**WHAT IS REQUIRED**
It is required that the lines from the top of the listing through the line with "svg.selectAll('*').remove();" be reproduced exactly, excluding pictures.

**DATASET EXCERPT**

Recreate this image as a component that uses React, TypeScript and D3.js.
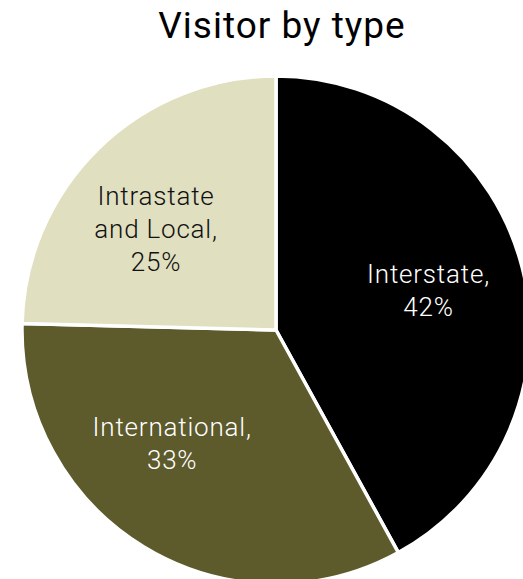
import React, { useEffect, useRef } from 'react';
import * as d3 from 'd3';

const categories = ['Interstate', 'International', 'Intrastate and Local'];
const values = [42.0, 33.4, 24.6];
const labelLines = [
  ['Interstate,', '42%'],
  ['International,', '33%'],
  ['Intrastate', 'and Local,', '25%'],
];
const colors = ['#000000', '#5d5a2c', '#e0dfc0'];
const textColors = ['#ffffff', '#ffffff', '#111111'];

const App: React.FC = () => {
  const svgRef = useRef<SVGSVGElement>(null);

  useEffect(() => {
    if (!svgRef.current) return;
    const svg = d3.select(svgRef.current);
    svg.selectAll('*').remove();

    const width = 523;
    const height = 579;
    const cx = 276;
    const cy = 330;
    const radius = 254;

    svg.append('text')
      .attr('x', 282)
      .attr('y', 38)
      .attr('text-anchor', 'middle')
      .attr('font-family', 'Roboto, sans-serif')
      .attr('font-size', 37)
      .attr('letter-spacing', 1)
      .attr('fill', '#000')
      .text('Visitor by type');

    const pie = d3.pie<number>().sort(null).value(d => d);
    const arcs = pie(values);
    const arc = d3.arc<d3.PieArcDatum<number>>().innerRadius(0).outerRadius(radius);

    const g = svg.append('g').attr('transform', `translate(${cx},${cy})`);

    g.selectAll('path')
      .data(arcs)
      .enter()
      .append('path')
      .attr('d', arc)
      .attr('fill', (d, i) => colors[i])
      .attr('stroke', '#fff')
      .attr('stroke-width', 3.5)
      .attr('stroke-linejoin', 'round');

    // label placement: centroid at a fraction of the radius, nudged like the original
    const labelArc = d3.arc<d3.PieArcDatum<number>>().innerRadius(radius * 0.62).outerRadius(radius * 0.62);
    const nudge = [[0, 0], [-22, -21], [-10, 12]];
    const lineHeight = 33;

    arcs.forEach((d, i) => {
      const [x, y] = labelArc.centroid(d);
      const lines = labelLines[i];
      const top = y + nudge[i][1] - ((lines.length - 1) * lineHeight) / 2 + 9;
      const t = g.append('text')
        .attr('text-anchor', 'middle')
        .attr('font-family', 'Roboto, sans-serif')
        .attr('font-weight', 300)
        .attr('font-size', 26)
        .attr('letter-spacing', 0.8)
        .attr('fill', textColors[i])
        .attr('aria-label', categories[i]);
      lines.forEach((line, j) => {
        t.append('tspan')
          .attr('x', x + nudge[i][0])
          .attr('y', top + j * lineHeight)
          .text(line);
      });
    });

    svg.attr('width', width).attr('height', height);
  }, []);

  return (
    <svg
      ref={svgRef}
      width={523}
      height={579}
      style={{ position: 'absolute', left: 0, top: 0, background: '#fff' }}
    />
  );
};

export default App;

**CORRECT ANSWER**
Recreate this image as a component that uses React, TypeScript and D3.js.
import React, { useEffect, useRef } from 'react';
import * as d3 from 'd3';

const categories = ['Interstate', 'International', 'Intrastate and Local'];
const values = [42.0, 33.4, 24.6];
const labelLines = [
  ['Interstate,', '42%'],
  ['International,', '33%'],
  ['Intrastate', 'and Local,', '25%'],
];
const colors = ['#000000', '#5d5a2c', '#e0dfc0'];
const textColors = ['#ffffff', '#ffffff', '#111111'];

const App: React.FC = () => {
  const svgRef = useRef<SVGSVGElement>(null);

  useEffect(() => {
    if (!svgRef.current) return;
    const svg = d3.select(svgRef.current);
    svg.selectAll('*').remove();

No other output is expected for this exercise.